Alguien se le acercó lentamente y posó una mano sobre su hombro. La mano era ligera y delicada, envuelta en cierto olor a perfume. Notó que alguien se sentaba junto a él y le oyó decir:

—No te lamentes tanto; no fue culpa tuya… —era una voz suave, casi como producto de su imaginación, y no pudo evitar sentir que eran alucinaciones.

—Sí, sí fue culpa mía… No hice lo suficiente, podría…

—No pudiste hacer más, así que no puedes culparte por hacer lo correcto.

—Haber hecho lo correcto fue lo que se llevó por delante a mi amigo. Luego, hacer lo correcto no siempre está libre de culpa.

—Quienes mataron a tu amigo fueron dos hombres de carne y hueso. No fuiste tú.

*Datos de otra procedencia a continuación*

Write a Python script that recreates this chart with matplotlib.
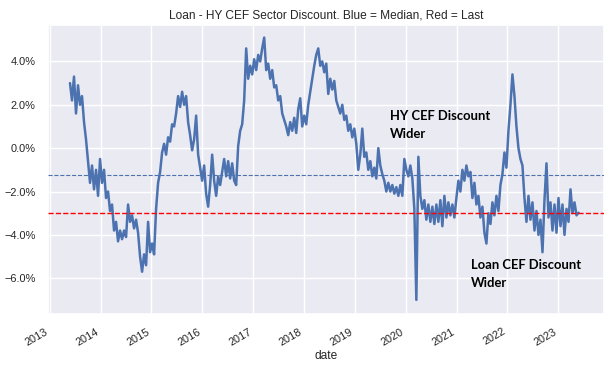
import numpy as np
import pandas as pd
import matplotlib
matplotlib.use("Agg")
import matplotlib.pyplot as plt
import matplotlib.dates as mdates
from matplotlib.ticker import PercentFormatter
import seaborn as sns

# Loan - HY CEF sector discount spread (%), roughly every two weeks
spread = [
    3.0, 2.2, 3.3, 1.6, 2.9, 2.0, 2.4, 1.2, 0.4, -0.6, -1.6, -0.8, -1.9, -1.0, -2.2, -0.5,
    -1.6, -1.0, -2.3, -2.0, -2.9, -2.6, -3.8, -3.4, -4.3, -3.8,
    -4.2, -3.8, -4.1, -2.6, -3.4, -3.1, -3.7, -3.3, -3.9, -5.0, -5.7, -4.9, -5.4, -3.4,
    -4.8, -4.4, -4.9, -2.8, -1.6, -1.1, -0.2, 0.2, -0.3, 0.5, 0.3, 1.1,
    1.0, 1.6, 2.4, 1.9, 2.6, 2.0, 2.4, 1.2, 0.6, -0.1, 0.4, 1.5, -0.3, -0.9, -1.5, -0.8,
    -2.1, -2.7, -1.7, -0.3, -1.5, -2.2, -1.3, -1.7, -1.1, -0.5,
    -1.3, -0.6, -1.4, -0.7, -1.5, -1.7, 0.1, 0.8, 1.1, 2.2, 4.6, 3.2, 3.8, 3.4, 4.1, 3.6,
    4.3, 4.0, 4.6, 5.1, 3.6, 3.9, 3.2, 3.6, 2.8, 2.9,
    2.2, 2.4, 1.6, 1.3, 1.0, 0.6, 1.2, 0.8, 1.4, 0.7, 1.8, 2.3, 1.0, 1.5, 1.1, 2.0,
    2.6, 3.2, 3.8, 4.3, 4.6, 3.8, 4.0, 3.5, 3.9, 2.5,
    3.2, 2.7, 3.1, 2.2, 1.9, 1.6, 2.0, 1.3, 1.5, 0.8, 1.1, 0.5, 0.9, 0.2, -1.0, -0.3,
    0.9, -0.4, -0.2, -1.0, -0.6, -1.3, -0.9, -1.4, 0.0, -0.8,
    -1.2, -1.5, -2.0, -1.6, -2.0, -1.7, -2.1, -1.8, -2.2, -1.7, -2.2, -0.5, -1.0, -1.3,
    -0.8, -1.4, -2.8, -7.0, -0.4, -2.2, -2.8, -2.4, -3.3, -2.6, -3.4, -2.7,
    -3.5, -2.6, -3.4, -2.4, -3.6, -2.2, -3.2, -2.5, -3.1, -2.6, -3.2, -2.3, -1.5, -2.0,
    -1.0, -1.5, -0.8, -1.3, -1.1, -2.3, -1.6, -2.6, -2.2, -3.2, -2.7, -3.9,
    -4.4, -3.0, -3.5, -2.5, -3.1, -2.2, -2.9, -1.7, -1.2, -0.2, -0.9, 0.8, 2.0, 3.4,
    2.4, 1.0, 0.0, -0.5, -0.8, -2.3, -3.4, -2.2, -3.3, -2.5, -3.8, -2.9,
    -4.0, -3.3, -4.8, -2.4, -0.7, -3.2, -2.5, -3.8, -2.6, -3.9, -2.3, -3.6, -2.6, -4.0,
    -2.8, -3.4, -1.9, -3.0, -2.5, -3.1, -2.98,
]
dates = pd.date_range("2013-05-27", "2023-05-26", periods=len(spread))
median_val = -1.24
last_val = spread[-1]

sns.set_theme(style="darkgrid")
plt.rcParams['font.family'] = ['Liberation Sans', 'DejaVu Sans']

fig, ax = plt.subplots(figsize=(6.16, 3.66), dpi=100)
fig.subplots_adjust(left=48/616, right=604/616, bottom=1-314/366, top=1-25/366)

ax.plot(dates, spread, color='#4C72B0', lw=1.8)
ax.axhline(median_val, color='#4C72B0', ls='--', lw=0.8, zorder=3)
ax.axhline(last_val, color='red', ls='--', lw=1.0, zorder=3)

ax.set_xlim(pd.Timestamp("2012-12-20"), pd.Timestamp("2023-11-25"))
ax.set_ylim(-7.65, 5.68)
ax.yaxis.set_major_formatter(PercentFormatter(xmax=100, decimals=1))
ax.xaxis.set_major_locator(mdates.YearLocator())
ax.xaxis.set_major_formatter(mdates.DateFormatter('%Y'))
for lbl in ax.get_xticklabels():
    lbl.set_rotation(30)
    lbl.set_ha('right')
ax.tick_params(labelsize=7.9, pad=3)
ax.set_xlabel('date', fontsize=8.6, labelpad=2)
ax.set_title('Loan - HY CEF Sector Discount. Blue = Median, Red = Last', fontsize=8.6, pad=5)

ax.text(0.615, 0.705, 'HY CEF Discount\nWider', transform=ax.transAxes, ha='left', va='top',
        fontsize=9.4, fontweight='bold', family=['Lato', 'DejaVu Sans'], color='black',
        linespacing=1.6)
ax.text(0.761, 0.19, 'Loan CEF Discount\nWider', transform=ax.transAxes, ha='left', va='top',
        fontsize=9.4, fontweight='bold', family=['Lato', 'DejaVu Sans'], color='black',
        linespacing=1.6)

fig.savefig('out.png', dpi=100)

—¿No eres producto de mi mente?

—No, no lo soy… No sé cómo has llegado hasta aquí, pero parece que vienes de lejos. Hace mucho que no te veía —los borrones se hacían más nítidos, los objetos cercanos iban cobrando forma y la silueta iba dibujándose con claridad junto a él.

Era una vieja amiga a la que llevaba años sin ver: Susana. Pensó que sus bamboleos por la acera debían de haberlo alejado más de su destino de lo que pensaba… ¿Se estaría volviendo loco?

Susana continuó:

—Recuerdo cuando éramos pequeños y vivíamos justo en la casa de allí —hizo una pausa, señalando la fachada de lo que una vez fue el edificio de su infancia—. ¿Te acuerdas de lo bien que lo pasábamos juntos? De aquella vez que recogimos un gatito…-. Pedro asintió levemente, mientras su memoria se llenaba de imágenes-. No dijimos nada a nuestros padres, y tras un tiempo, como no le cuidamos bien se murió —pronunció cada palabra con tranquilidad, y mientras hablaba tenía clavada la mirada en el jardín donde ambos solían jugar—. Lloré toda la tarde y me eché la culpa, pero tú tuviste claro que no fuimos responsables.

—No es lo mismo un gato que Gabriel…

—Sí es lo mismo si te culpas de algo en lo que, hicieras lo que hicieses, alguien saldría perdiendo. Además, me dijiste que, si me empeñaba en ser la culpable, compartiríamos la culpa los dos, y me ayudaste a olvidarme de ello. Ahora yo quiero hacer lo mismo.

Con decisión, Susana le ayudó a levantarse y le acompañó durante el largo camino a casa.